• MLA Citation Guide



    For most books, arrange the information into three units, each followed by a period and one space: (1) the author’s name; (2) the title and subtitle, underlined or italicized; and (3) the place of publication, publisher, and the date, and format.

    Barker, Clive. Ararat. New York: Harper-Collins, 2002. Print.

    Craig, Patricia, ed. The Oxford Book of Travel Stories. Oxford: Oxford UP, 1996. Print.



    Author. “Selection title.” Title of Anthology.  Editor. Place of Publication: Publisher, Year of Publication. Pages. Print.

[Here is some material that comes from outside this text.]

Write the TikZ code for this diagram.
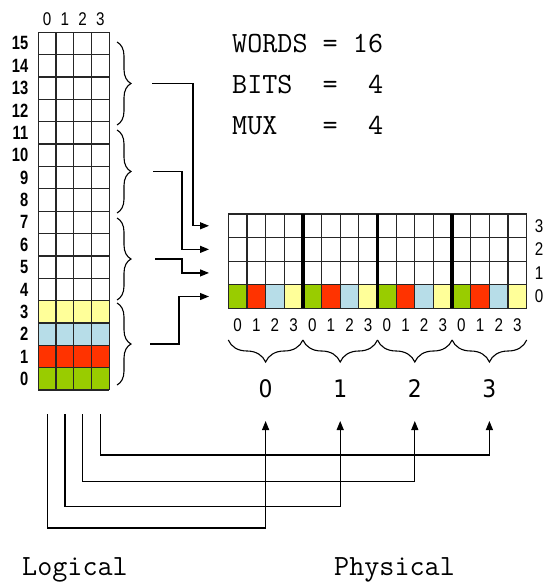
\documentclass[tikz,border=0pt]{standalone}
\usepackage{fontspec}
\newfontfamily\labfont{Liberation Sans}
\newfontfamily\digfont{DejaVu Sans}
\usetikzlibrary{arrows.meta,decorations.pathreplacing,calc}
\definecolor{cgreen}{RGB}{153,204,0}
\definecolor{cred}{RGB}{255,51,0}
\definecolor{cblue}{RGB}{183,221,232}
\definecolor{cyellow}{RGB}{255,255,153}
\begin{document}
\begin{tikzpicture}[x=1pt,y=-1pt,
  gridline/.style={draw=black!85, line width=1.2pt},
  sepline/.style={draw=black, line width=3.5pt},
  conn/.style={draw=black, line width=1.2pt},
  tip/.style={-{Triangle[length=9pt,width=7pt]}},
  bracev/.style={decorate, decoration={brace, amplitude=14pt}, line width=1.1pt},
  braceh/.style={decorate, decoration={brace, amplitude=22pt, mirror}, line width=1.1pt},
  rowlab/.style={anchor=east, inner sep=0pt, font=\labfont\bfseries\fontsize{16}{16}\selectfont},
  collab/.style={inner sep=0pt, font=\labfont\fontsize{16}{16}\selectfont},
  bigtext/.style={anchor=base west, inner sep=0pt, font=\ttfamily\fontsize{29.3}{29.3}\selectfont},
  grpdig/.style={anchor=base, inner sep=0pt, font=\digfont\fontsize{23}{23}\selectfont}]
\useasboundingbox (0,0) rectangle (545,585);

% ---------- logical array: 16 words x 4 bits ----------
\def\lx{38.3}\def\lw{17.75}\def\ly{32.3}\def\lh{22.36}
\foreach \r/\c in {0/cgreen,1/cred,2/cblue,3/cyellow}
  \fill[\c] (\lx,{\ly+(15-\r)*\lh}) rectangle ({\lx+4*\lw},{\ly+(16-\r)*\lh});
\foreach \i in {0,...,4}
  \draw[gridline] ({\lx+\i*\lw},\ly) -- ({\lx+\i*\lw},{\ly+16*\lh});
\foreach \j in {0,...,16}
  \draw[gridline] (\lx,{\ly+\j*\lh}) -- ({\lx+4*\lw},{\ly+\j*\lh});
\foreach \r in {0,...,15}
  \node[rowlab] (lr\r) at (28.5,{\ly+(15.5-\r)*\lh}) {\scalebox{0.92}[1.2]{\r}};
\foreach \i in {0,...,3}
  \node[collab] (lc\i) at ({\lx+(\i+0.5)*\lw},19.5) {\scalebox{0.95}[1.15]{\i}};

% braces grouping four words each
\foreach \k/\a/\b in {1/42/125,2/130/213,3/218/300,4/303/385}
  \draw[bracev] (117,\a) -- (117,\b) coordinate[pos=0.5] (bm\k);

% ---------- parameters ----------
\node[bigtext] (words) at (232,53) {WORDS\ =\ 16};
\node[bigtext] (bits) at (232,94) {BITS\ \ =\ \ 4};
\node[bigtext] (mux) at (232,135) {MUX\ \ \ =\ \ 4};

% ---------- physical array: 4 rows x 16 columns ----------
\def\px{228.3}\def\pw{18.65}\def\py{214}\def\ph{23.575}
\foreach \i/\c in {0/cgreen,1/cred,2/cblue,3/cyellow,4/cgreen,5/cred,6/cblue,7/cyellow,
                   8/cgreen,9/cred,10/cblue,11/cyellow,12/cgreen,13/cred,14/cblue,15/cyellow}
  \fill[\c] ({\px+\i*\pw},{\py+3*\ph}) rectangle ({\px+(\i+1)*\pw},{\py+4*\ph});
\foreach \i in {0,...,16}
  \draw[gridline] ({\px+\i*\pw},\py) -- ({\px+\i*\pw},{\py+4*\ph});
\foreach \j in {0,...,4}
  \draw[gridline] (\px,{\py+\j*\ph}) -- ({\px+16*\pw},{\py+\j*\ph});
\foreach \k in {1,2,3}
  \draw[sepline] ({\px+4*\k*\pw},\py) -- ({\px+4*\k*\pw},{\py+4*\ph});
\foreach \r in {0,...,3} {
  \node[collab] (pr\r) at (539,{\py+(3.5-\r)*\ph}) {\scalebox{0.95}[1.15]{\r}};
  \coordinate (in\r) at (209,{\py+(3.5-\r)*\ph});
}
\foreach \g in {0,...,3}
  \foreach \i in {0,...,3}
    \node[collab] (pc\g\i) at ({\px+(4*\g+\i+0.5)*\pw},325) {\scalebox{0.95}[1.15]{\i}};

% column groups selected by the mux
\foreach \g in {0,...,3} {
  \draw[braceh] ({\px+4*\g*\pw},340) -- ({\px+4*(\g+1)*\pw},340);
  \node[grpdig] (grp\g) at ({\px+(4*\g+2)*\pw},397) {\scalebox{0.95}[1.05]{\g}};
  \coordinate (out\g) at ({\px+(4*\g+2)*\pw},421);
}

% ---------- word groups to physical rows ----------
\coordinate (s1) at (152,83.5);
\coordinate (s2) at (153,171.5);
\coordinate (s3) at (155,259);
\coordinate (s4) at (150,344);
\draw[conn,tip] (s1) -- (193,83.5) |- (in3);
\draw[conn,tip] (s2) -- (182,171.5) |- (in2);
\draw[conn,tip] (s3) -- (182,259) |- (in1);
\draw[conn,tip] (s4) -- (179,344) |- (in0);

% ---------- bit columns to column groups ----------
\foreach \i in {0,...,3}
  \coordinate (bit\i) at ({\lx+(\i+0.5)*\lw},414);
\draw[conn,tip] (bit0) -- ++(0,114) -| (out0);
\draw[conn,tip] (bit1) -- ++(0,92.4) -| (out1);
\draw[conn,tip] (bit2) -- ++(0,67.7) -| (out2);
\draw[conn,tip] (bit3) -- ++(0,41) -| (out3);

% ---------- captions ----------
\node[bigtext] (logical) at (22,575) {Logical};
\node[bigtext] (physical) at (334,575) {Physical};
\end{tikzpicture}
\end{document}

    Desai, Anita. "Scholar and Gypsy." The Oxford Book of Travel Stories. Ed. Patricia Craig. Oxford: Oxford UP, 1996. 251-73. Print.



    Author (if named). “Article title.” Title of encyclopedia. Edition. Year of Publication. Print.

    “Australia.” World Book Encyclopedia. 15th ed. 2000. Print.



    Author (if signed). “Article title.” Title of collection. Editor. Volume.  Place of Publication: Publisher, Year of Publication. Print.

    "India." Junior Worldmark Encyclopedia of World Cultures. Ed. Timothy L. Gall. Vol. 9. Detroit: UXL, 1999. Print.




    Many databases provide citation options.  Citations for sources accessed through subscription databases should contain the information for the original source first, then the name of the database, italicized; the medium; and the date of access.

    Walker, Christopher O., and Barbara A. Greene. "The relations between student motivational beliefs and cognitive engagement in high school." The       Journal of Educational Research 102.6 (2009): 463+. Student Resource Center - Gold. Web. 22 Jan. 2010.

    Hayes, Carolyn A. “Chapter 3: Inquiring Minds Want to Know All About Detergent Enzymes.” Exemplary Science in Grades 9-12: Standards-based       Success Stories. 2005: 25-32. Student Research Center. Web. 22 Jan. 2010.



    Begin with the name of the author, editor, or corporate author and the title of the short work with quotation marks; title of the site, italicized;  sponsor of the site; the date of publication or last update; the medium (“Web”); and the date of access. The URL is no longer necessary but it may be required by some teachers.


    Author or Corporate Author (if available).  "Title of Article."  Title of Site. Name of Sponsoring Organization. Date of Publication.  Web. Date of Access.

    Smith, Sue. "Favorites of the Decades."  Jazz in the French Quarter. New Orleans Jazz Society. 1 July 2003. Web. 22 Jan. 2010.



    Milton, John. Paradise Lost: Book I. Poetryfoundation.org. Poetry Foundation, 2008. Web. 22 Jan. 2008.